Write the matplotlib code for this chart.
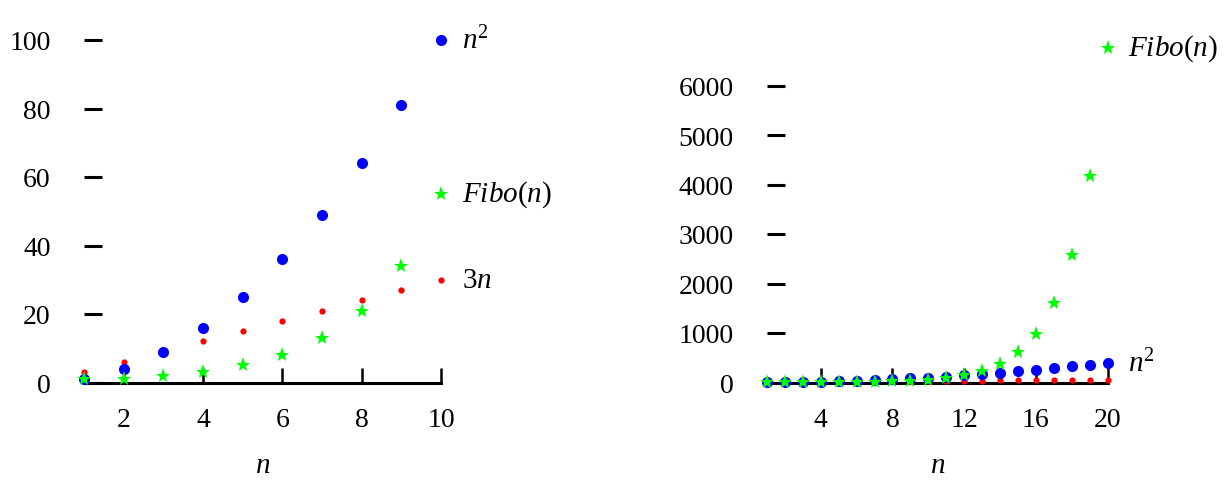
import matplotlib
matplotlib.use("Agg")
import matplotlib.pyplot as plt

plt.rcParams['font.family'] = ['Liberation Serif', 'DejaVu Serif']
plt.rcParams['mathtext.fontset'] = 'custom'
plt.rcParams['mathtext.it'] = 'Liberation Serif:italic'
plt.rcParams['mathtext.rm'] = 'Liberation Serif'

# left panel data, n = 1..10
n_small = [1, 2, 3, 4, 5, 6, 7, 8, 9, 10]
sq_small = [1, 4, 9, 16, 25, 36, 49, 64, 81, 100]
three_small = [3, 6, 9, 12, 15, 18, 21, 24, 27, 30]
fibo_small = [1, 1, 2, 3, 5, 8, 13, 21, 34, 55]
xticks_small = [2, 4, 6, 8, 10]
yticks_small = [0, 20, 40, 60, 80, 100]

# right panel data, n = 1..20
n_big = [1, 2, 3, 4, 5, 6, 7, 8, 9, 10, 11, 12, 13, 14, 15, 16, 17, 18, 19, 20]
sq_big = [1, 4, 9, 16, 25, 36, 49, 64, 81, 100, 121, 144, 169, 196, 225,
          256, 289, 324, 361, 400]
three_big = [3, 6, 9, 12, 15, 18, 21, 24, 27, 30, 33, 36, 39, 42, 45,
             48, 51, 54, 57, 60]
fibo_big = [1, 1, 2, 3, 5, 8, 13, 21, 34, 55, 89, 144, 233, 377, 610,
            987, 1597, 2584, 4181, 6765]
xticks_big = [4, 8, 12, 16, 20]
yticks_big = [0, 1000, 2000, 3000, 4000, 5000, 6000]

W, H = 1227, 481
fig = plt.figure(figsize=(W / 100, H / 100), dpi=100)

def make_axes(px_left, px_right, px_bottom, px_top):
    return fig.add_axes([px_left / W, (H - px_bottom) / H,
                         (px_right - px_left) / W, (px_bottom - px_top) / H])

def style(ax, n, xticks, yticks):
    ax.set_xlim(n[0], n[-1])
    ax.set_ylim(yticks[0], yticks[-1])
    for s in ['top', 'right', 'left']:
        ax.spines[s].set_visible(False)
    ax.spines['bottom'].set_position(('data', 0))
    ax.spines['bottom'].set_bounds(n[0], n[-1])
    ax.spines['bottom'].set_linewidth(2.2)
    ax.spines['bottom'].set_capstyle('projecting')
    ax.set_xticks(xticks)
    ax.set_yticks(yticks)
    ax.tick_params(axis='y', direction='in', length=13, width=2.2, pad=24, labelsize=20)
    ax.tick_params(axis='x', direction='in', length=11, width=1.8, pad=18, labelsize=20)
    ax.set_xlabel(r'$n$', fontsize=21, labelpad=14)

def points(ax, n, sq, three, fibo):
    ax.plot(n, three, 'o', color='#ff0000', ms=4.5, mew=0, clip_on=False, zorder=3)
    ax.plot(n, sq, 'o', color='#0000ff', ms=8, mew=0, clip_on=False, zorder=4)
    ax.plot(n, fibo, '*', color='#00ff00', ms=11, mew=0, clip_on=False, zorder=5)

def tag(ax, x, y, txt):
    ax.annotate(txt, xy=(x, y), xytext=(15, 0), textcoords='offset points',
                va='center', ha='left', fontsize=21, annotation_clip=False)

ax1 = make_axes(84, 441, 383.5, 41)
style(ax1, n_small, xticks_small, yticks_small)
points(ax1, n_small, sq_small, three_small, fibo_small)
tag(ax1, n_small[-1], sq_small[-1], r'$n^2$')
tag(ax1, n_small[-1], fibo_small[-1], r'$Fibo(n)$')
tag(ax1, n_small[-1], three_small[-1], r'$3n$')

ax2 = make_axes(767, 1107.5, 383.5, 86.5)
style(ax2, n_big, xticks_big, yticks_big)
points(ax2, n_big, sq_big, three_big, fibo_big)
tag(ax2, n_big[-1], sq_big[-1], r'$n^2$')
tag(ax2, n_big[-1], fibo_big[-1], r'$Fibo(n)$')

fig.savefig('out.png', dpi=100)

= = =

Leave the pictures out, and print every line of the listing exactly as written.

OUTPUT:
Write the matplotlib code for this chart.
import matplotlib
matplotlib.use("Agg")
import matplotlib.pyplot as plt

plt.rcParams['font.family'] = ['Liberation Serif', 'DejaVu Serif']
plt.rcParams['mathtext.fontset'] = 'custom'
plt.rcParams['mathtext.it'] = 'Liberation Serif:italic'
plt.rcParams['mathtext.rm'] = 'Liberation Serif'

# left panel data, n = 1..10
n_small = [1, 2, 3, 4, 5, 6, 7, 8, 9, 10]
sq_small = [1, 4, 9, 16, 25, 36, 49, 64, 81, 100]
three_small = [3, 6, 9, 12, 15, 18, 21, 24, 27, 30]
fibo_small = [1, 1, 2, 3, 5, 8, 13, 21, 34, 55]
xticks_small = [2, 4, 6, 8, 10]
yticks_small = [0, 20, 40, 60, 80, 100]

# right panel data, n = 1..20
n_big = [1, 2, 3, 4, 5, 6, 7, 8, 9, 10, 11, 12, 13, 14, 15, 16, 17, 18, 19, 20]
sq_big = [1, 4, 9, 16, 25, 36, 49, 64, 81, 100, 121, 144, 169, 196, 225,
          256, 289, 324, 361, 400]
three_big = [3, 6, 9, 12, 15, 18, 21, 24, 27, 30, 33, 36, 39, 42, 45,
             48, 51, 54, 57, 60]
fibo_big = [1, 1, 2, 3, 5, 8, 13, 21, 34, 55, 89, 144, 233, 377, 610,
            987, 1597, 2584, 4181, 6765]
xticks_big = [4, 8, 12, 16, 20]
yticks_big = [0, 1000, 2000, 3000, 4000, 5000, 6000]

W, H = 1227, 481
fig = plt.figure(figsize=(W / 100, H / 100), dpi=100)

def make_axes(px_left, px_right, px_bottom, px_top):
    return fig.add_axes([px_left / W, (H - px_bottom) / H,
                         (px_right - px_left) / W, (px_bottom - px_top) / H])

def style(ax, n, xticks, yticks):
    ax.set_xlim(n[0], n[-1])
    ax.set_ylim(yticks[0], yticks[-1])
    for s in ['top', 'right', 'left']:
        ax.spines[s].set_visible(False)
    ax.spines['bottom'].set_position(('data', 0))
    ax.spines['bottom'].set_bounds(n[0], n[-1])
    ax.spines['bottom'].set_linewidth(2.2)
    ax.spines['bottom'].set_capstyle('projecting')
    ax.set_xticks(xticks)
    ax.set_yticks(yticks)
    ax.tick_params(axis='y', direction='in', length=13, width=2.2, pad=24, labelsize=20)
    ax.tick_params(axis='x', direction='in', length=11, width=1.8, pad=18, labelsize=20)
    ax.set_xlabel(r'$n$', fontsize=21, labelpad=14)

def points(ax, n, sq, three, fibo):
    ax.plot(n, three, 'o', color='#ff0000', ms=4.5, mew=0, clip_on=False, zorder=3)
    ax.plot(n, sq, 'o', color='#0000ff', ms=8, mew=0, clip_on=False, zorder=4)
    ax.plot(n, fibo, '*', color='#00ff00', ms=11, mew=0, clip_on=False, zorder=5)

def tag(ax, x, y, txt):
    ax.annotate(txt, xy=(x, y), xytext=(15, 0), textcoords='offset points',
                va='center', ha='left', fontsize=21, annotation_clip=False)

ax1 = make_axes(84, 441, 383.5, 41)
style(ax1, n_small, xticks_small, yticks_small)
points(ax1, n_small, sq_small, three_small, fibo_small)
tag(ax1, n_small[-1], sq_small[-1], r'$n^2$')
tag(ax1, n_small[-1], fibo_small[-1], r'$Fibo(n)$')
tag(ax1, n_small[-1], three_small[-1], r'$3n$')

ax2 = make_axes(767, 1107.5, 383.5, 86.5)
style(ax2, n_big, xticks_big, yticks_big)
points(ax2, n_big, sq_big, three_big, fibo_big)
tag(ax2, n_big[-1], sq_big[-1], r'$n^2$')
tag(ax2, n_big[-1], fibo_big[-1], r'$Fibo(n)$')

fig.savefig('out.png', dpi=100)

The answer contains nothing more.